Travels with a Tangerine is next on my reading list. Here's a bit about the book from a review at iraquipapers.com:
Ibn Battutah, the greatest traveller of the pre-mechanical age, set out in 1325 from his native Tangier on the pilgrimage to Mecca. By the time he returned twenty-nine years later, he had visited most of the known world, travelling three times the distance Marco Polo allegedly covered. Spiritual backpacker, tireless social climber, temporary hermit and failed ambassador, he braved brigands and his own prejudices. The outcome was a monumental book on The Wonders of Wandering and the Marvels of Metropolises - in short, The Travels.

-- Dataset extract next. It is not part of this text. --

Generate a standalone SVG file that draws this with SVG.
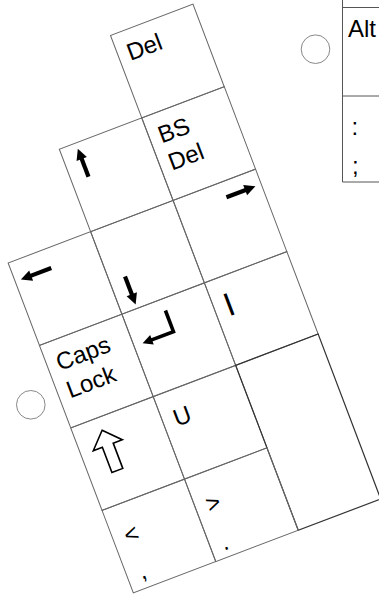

Captivated by this inquisitive, indefatigable man, Tim Mackintosh Smith, in the tradition of earlier Arab authors, set out to write a dhyal to his book - a 'tail', or continuation of the original train of writing. Travels with a Tangerine follows the first stage of the Moroccan's eccentric journey, from Tangier to Constantinople. Destinations include an Assasin castle in Syria, the Kuria Muria Islands in the Arabian Sea and some of the greatest cities of medieval Islam. Mackintosh-Smith travels both in Ibn Battutah's footsteps and in the footnotes of his text, rooting out memorabilia of the man and his age - buffalo-milk puddings, a crimean minaert, dancing dervishes and the scions of defunct dynasties.
The New York Times has just published an article about the book, Following the Path of a Medieval Arab Wanderer. (NYT requires free registration.) Fascinating.